Por qué puede interesarles la biometría a las aseguradoras, lo explica el New York Times: si un software detecta que el usuario del móvil o del ratón de un ordenador, antes tenía un pulso estable y de repente empieza a temblar, la empresa del seguro de su coche puede reaccionar negativamente. “Es potencialmente un problema si el banco del cliente, que ha detectado el temblor de este por medio de su software de seguridad, es además su asegurador”.
Si un “software” detecta que al usuario del móvil empieza a temblarle el pulso, la empresa del seguro de su coche puede reaccionar negativamente
Pero los bancos no emplean solamente este mecanismo: también el reconocimiento de voz. The Guardian apunta que un banco inglés, el HSBC, pide al cliente, cuando llama por teléfono para una gestión que requiera identificarse, que diga cinco veces la expresión “mi voz es mi contraseña”. En una próxima ocasión, únicamente debe repetir esa frase.
Dado que no hay dos voces exactamente iguales, se puede creer que un programa de ordenador percibirá milimétricamente las diferencias y bloqueará al intruso. Pero no: en mayo de 2017, el software de reconocimiento del HSBC fue engañado, a manera de prueba, por el hermano de un reportero de la BBC, que imitó la voz de este último, titular de la cuenta.
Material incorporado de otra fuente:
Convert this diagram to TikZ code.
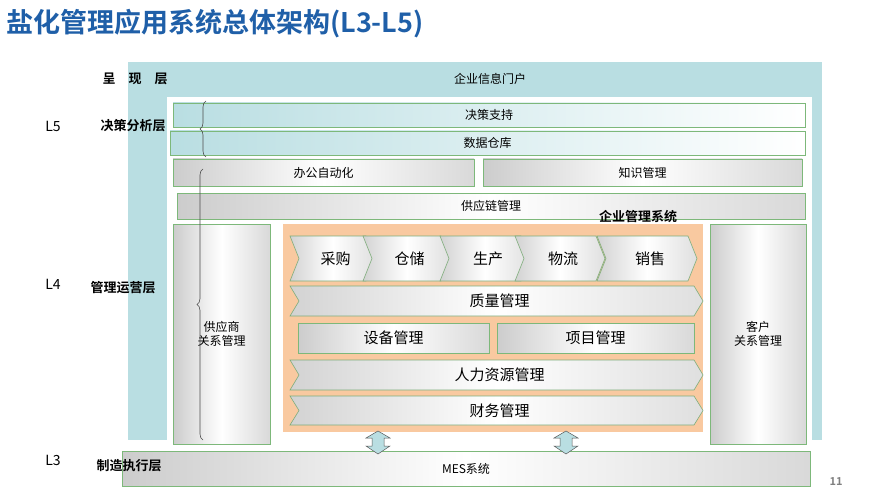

La tecnología, se ve, es falible. Y no es su único problema.
¿Y si cambian los rasgos biológicos?
La muralla que se alza sobre un afinado programa de reconocimiento de voz puede venirse abajo, precisamente, por la afinación paralela de un software de imitación. Según cuenta a The Guardian Graham Cluley, experto en seguridad informática, “ahora mismo existe una tecnología capaz de imitar las voces de las personas en tiempo real. Si un delincuente tiene un fragmento de un vídeo de YouTube o un podcast en el que estás hablando, hay medios tecnológicos que pueden configurar una imitación de tu voz muy convincente”.
Que le vacíen a uno la cuenta bancaria es, sin embargo, solo uno de los problemas que pueden surgir. Otro es la falta de certeza sobre dónde se almacenan esos datos, de modo que no se vea comprometida la seguridad de estos y la privacidad del cliente.
Se supone que, quien los colecta, los guarda en “algún lugar” en la nube (la red de servidores de Internet). Y la preocupación de muchos es que esa indefinición, esa ausencia de control sobre el destino de los datos propios, no impida que estos caigan en manos interesadas. Ya en 2003, un informe de la OCDE alertaba del peligro de que la información biométrica fuera utilizada con fines diferentes a los inicialmente declarados.
Los sensores de un móvil pueden revelar detalles tan personales como qué parte de los pies de uno pisa primero y con cuánta fuerza
El documento subrayaba también otro riesgo, hoy perfectamente constatable en China: que el gobierno utilice los datos biométricos como un instrumento de control social. Allí, 170 millones de cámaras inteligentes hacen un reconocimiento facial de los ciudadanos, graban sus acciones y, en dependencia de estas, el sistema les otorga una puntuación que los ubica en un lugar preferencial o despreciable del “ranking social”. El software toma nota incluso de cuánto papel higiénico gasta una persona en un baño público, y si coge más del “indicado”, malo para ella: se le pueden complicar muchas de las gestiones que realiza en su vida cotidiana.
Por último, la OCDE desaconsejaba que la verificación biométrica se convirtiera en la forma de identificación por defecto, toda vez que hay multitud de contextos en que es suficiente un modo menos intrusivo. Y –se podría añadir nuevamente– menos falible, porque, además de que un software de voz permita que una imitación pase como auténtica, ¿qué pasará si las condiciones biológicas de la persona se modifican repentinamente de alguna manera, por un accidente o por un brusco cambio de hábitos? ¿Perderá el acceso a determinados servicios, al no poder autentificar su identidad con los datos registrados por el sistema?
Hay todavía demasiados vacíos. Demasiados para la enorme cantidad de datos que, ahora mismo, “alguien” colecta y reserva en “algún sitio” del que los rastreados no tienen la llave.